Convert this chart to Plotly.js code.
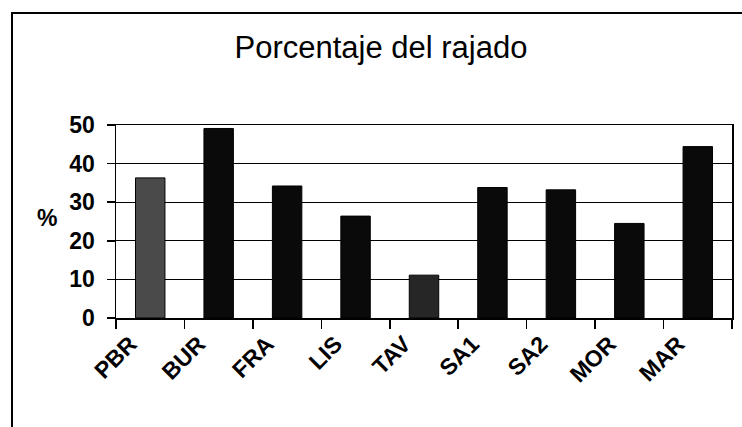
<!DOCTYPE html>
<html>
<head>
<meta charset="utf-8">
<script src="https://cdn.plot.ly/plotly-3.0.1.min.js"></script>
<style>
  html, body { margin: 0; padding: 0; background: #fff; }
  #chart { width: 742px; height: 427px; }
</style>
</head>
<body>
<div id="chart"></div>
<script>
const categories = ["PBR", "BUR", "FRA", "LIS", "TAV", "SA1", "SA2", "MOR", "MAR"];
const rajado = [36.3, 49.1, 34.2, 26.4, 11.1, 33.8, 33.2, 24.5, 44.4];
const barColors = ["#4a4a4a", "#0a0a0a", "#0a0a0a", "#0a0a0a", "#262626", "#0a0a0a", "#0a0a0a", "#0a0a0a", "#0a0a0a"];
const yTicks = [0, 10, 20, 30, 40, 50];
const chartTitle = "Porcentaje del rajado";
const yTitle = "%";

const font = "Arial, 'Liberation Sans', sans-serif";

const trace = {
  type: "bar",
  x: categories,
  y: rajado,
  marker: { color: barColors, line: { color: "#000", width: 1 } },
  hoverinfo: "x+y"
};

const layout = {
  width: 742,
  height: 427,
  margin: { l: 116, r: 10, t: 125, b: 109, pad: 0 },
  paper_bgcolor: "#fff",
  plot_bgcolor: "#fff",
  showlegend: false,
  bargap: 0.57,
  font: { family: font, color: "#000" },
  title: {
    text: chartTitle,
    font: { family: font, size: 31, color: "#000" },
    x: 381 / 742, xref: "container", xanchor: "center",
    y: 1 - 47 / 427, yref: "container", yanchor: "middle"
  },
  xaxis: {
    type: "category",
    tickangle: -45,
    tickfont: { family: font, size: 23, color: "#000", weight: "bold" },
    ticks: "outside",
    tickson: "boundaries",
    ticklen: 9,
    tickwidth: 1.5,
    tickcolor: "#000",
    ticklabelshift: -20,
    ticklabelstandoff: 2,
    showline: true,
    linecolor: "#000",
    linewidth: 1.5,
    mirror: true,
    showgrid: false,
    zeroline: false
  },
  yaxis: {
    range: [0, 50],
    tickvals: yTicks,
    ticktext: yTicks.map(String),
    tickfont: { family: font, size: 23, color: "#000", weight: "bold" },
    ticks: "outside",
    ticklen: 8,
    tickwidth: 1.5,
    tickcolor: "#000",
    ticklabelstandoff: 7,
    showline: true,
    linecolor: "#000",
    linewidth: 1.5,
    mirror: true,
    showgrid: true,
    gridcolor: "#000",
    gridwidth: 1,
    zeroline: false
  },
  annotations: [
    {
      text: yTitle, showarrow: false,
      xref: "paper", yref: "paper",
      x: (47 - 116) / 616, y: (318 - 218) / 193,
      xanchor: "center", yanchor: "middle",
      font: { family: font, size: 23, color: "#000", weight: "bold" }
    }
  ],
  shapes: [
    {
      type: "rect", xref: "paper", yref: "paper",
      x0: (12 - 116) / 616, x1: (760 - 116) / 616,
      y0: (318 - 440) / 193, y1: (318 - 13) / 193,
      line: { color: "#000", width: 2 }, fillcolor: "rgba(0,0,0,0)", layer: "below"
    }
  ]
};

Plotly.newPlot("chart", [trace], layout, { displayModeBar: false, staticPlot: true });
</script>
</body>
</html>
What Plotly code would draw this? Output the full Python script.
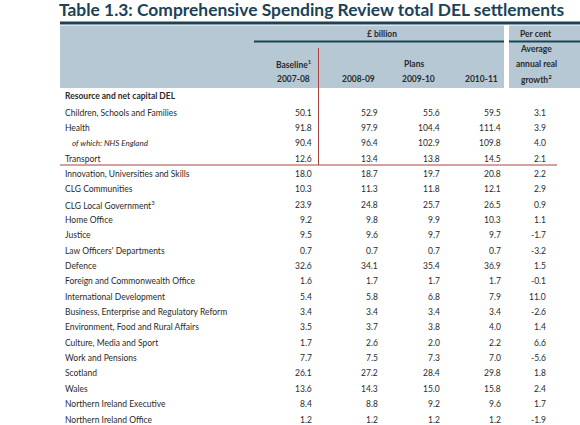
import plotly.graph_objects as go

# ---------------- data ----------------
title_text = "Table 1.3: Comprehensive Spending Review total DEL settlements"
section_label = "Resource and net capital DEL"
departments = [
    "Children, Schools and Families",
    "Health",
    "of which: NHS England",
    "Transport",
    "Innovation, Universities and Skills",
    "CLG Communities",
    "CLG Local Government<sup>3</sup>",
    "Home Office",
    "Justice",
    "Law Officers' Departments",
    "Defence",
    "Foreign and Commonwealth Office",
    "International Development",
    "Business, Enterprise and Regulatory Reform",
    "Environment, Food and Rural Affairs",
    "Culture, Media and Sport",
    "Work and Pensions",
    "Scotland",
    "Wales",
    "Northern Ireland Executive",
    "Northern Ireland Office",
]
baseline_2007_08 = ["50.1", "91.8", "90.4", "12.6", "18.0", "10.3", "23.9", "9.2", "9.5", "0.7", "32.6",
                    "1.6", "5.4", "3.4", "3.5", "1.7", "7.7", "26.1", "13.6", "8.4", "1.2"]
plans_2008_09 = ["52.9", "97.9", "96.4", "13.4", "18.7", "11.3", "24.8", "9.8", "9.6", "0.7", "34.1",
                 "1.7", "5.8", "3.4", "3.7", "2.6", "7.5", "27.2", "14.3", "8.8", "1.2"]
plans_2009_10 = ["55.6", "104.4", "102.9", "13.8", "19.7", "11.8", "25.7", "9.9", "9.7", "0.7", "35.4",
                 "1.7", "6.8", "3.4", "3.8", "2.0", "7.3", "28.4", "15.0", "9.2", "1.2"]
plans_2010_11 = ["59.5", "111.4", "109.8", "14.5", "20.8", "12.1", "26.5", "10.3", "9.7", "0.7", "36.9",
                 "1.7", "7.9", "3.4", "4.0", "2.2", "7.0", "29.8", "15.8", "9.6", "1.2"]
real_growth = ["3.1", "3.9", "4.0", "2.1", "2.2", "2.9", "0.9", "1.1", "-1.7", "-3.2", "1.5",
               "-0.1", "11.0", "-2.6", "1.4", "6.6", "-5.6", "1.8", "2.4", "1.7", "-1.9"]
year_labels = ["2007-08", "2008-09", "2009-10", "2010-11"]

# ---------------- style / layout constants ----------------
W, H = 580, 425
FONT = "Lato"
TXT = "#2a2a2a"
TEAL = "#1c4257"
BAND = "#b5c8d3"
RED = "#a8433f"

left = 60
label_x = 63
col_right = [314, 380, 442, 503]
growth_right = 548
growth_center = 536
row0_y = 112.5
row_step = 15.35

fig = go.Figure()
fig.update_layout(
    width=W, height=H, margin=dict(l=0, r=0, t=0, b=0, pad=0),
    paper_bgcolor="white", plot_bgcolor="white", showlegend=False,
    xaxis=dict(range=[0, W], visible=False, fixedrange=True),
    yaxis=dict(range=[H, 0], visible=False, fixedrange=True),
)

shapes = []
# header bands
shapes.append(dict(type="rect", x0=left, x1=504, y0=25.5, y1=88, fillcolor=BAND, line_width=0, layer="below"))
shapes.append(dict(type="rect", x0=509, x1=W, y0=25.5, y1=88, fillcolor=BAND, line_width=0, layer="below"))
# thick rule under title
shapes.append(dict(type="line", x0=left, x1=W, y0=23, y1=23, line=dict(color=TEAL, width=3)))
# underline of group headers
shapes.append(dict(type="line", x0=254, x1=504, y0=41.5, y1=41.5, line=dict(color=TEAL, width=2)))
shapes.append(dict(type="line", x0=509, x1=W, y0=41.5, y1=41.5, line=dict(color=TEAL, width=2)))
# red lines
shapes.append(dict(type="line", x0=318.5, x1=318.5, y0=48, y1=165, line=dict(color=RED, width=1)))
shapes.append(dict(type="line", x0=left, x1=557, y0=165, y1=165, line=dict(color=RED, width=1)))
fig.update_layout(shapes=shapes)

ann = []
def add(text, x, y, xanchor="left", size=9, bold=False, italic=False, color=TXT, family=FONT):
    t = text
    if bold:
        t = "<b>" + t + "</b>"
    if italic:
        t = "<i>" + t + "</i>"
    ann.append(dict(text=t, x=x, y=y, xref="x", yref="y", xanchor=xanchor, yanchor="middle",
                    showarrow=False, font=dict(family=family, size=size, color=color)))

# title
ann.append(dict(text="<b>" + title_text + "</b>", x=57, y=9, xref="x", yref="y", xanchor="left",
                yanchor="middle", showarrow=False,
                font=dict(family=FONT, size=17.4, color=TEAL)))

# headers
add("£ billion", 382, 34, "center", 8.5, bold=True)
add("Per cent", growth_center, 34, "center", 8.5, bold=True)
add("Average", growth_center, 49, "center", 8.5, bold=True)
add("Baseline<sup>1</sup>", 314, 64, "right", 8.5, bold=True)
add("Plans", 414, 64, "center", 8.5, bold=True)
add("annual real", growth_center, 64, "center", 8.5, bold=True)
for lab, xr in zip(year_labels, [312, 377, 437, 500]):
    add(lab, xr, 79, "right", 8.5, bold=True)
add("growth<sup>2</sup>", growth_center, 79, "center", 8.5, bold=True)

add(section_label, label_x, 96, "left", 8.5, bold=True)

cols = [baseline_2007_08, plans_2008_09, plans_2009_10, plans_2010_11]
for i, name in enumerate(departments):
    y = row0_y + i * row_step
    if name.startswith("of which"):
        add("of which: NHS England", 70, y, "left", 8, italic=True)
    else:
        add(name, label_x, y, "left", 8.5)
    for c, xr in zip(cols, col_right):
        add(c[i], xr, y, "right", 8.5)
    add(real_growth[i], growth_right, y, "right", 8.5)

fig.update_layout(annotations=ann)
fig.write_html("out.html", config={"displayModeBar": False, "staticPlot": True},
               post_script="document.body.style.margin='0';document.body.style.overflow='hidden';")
****
Directive: Using the data above, extract exactly the lines from the one containing "What Plotly code" through the one containing "import plotly.graph_objects as go". Pictures are left out.

Exercise response:
What Plotly code would draw this? Output the full Python script.
import plotly.graph_objects as go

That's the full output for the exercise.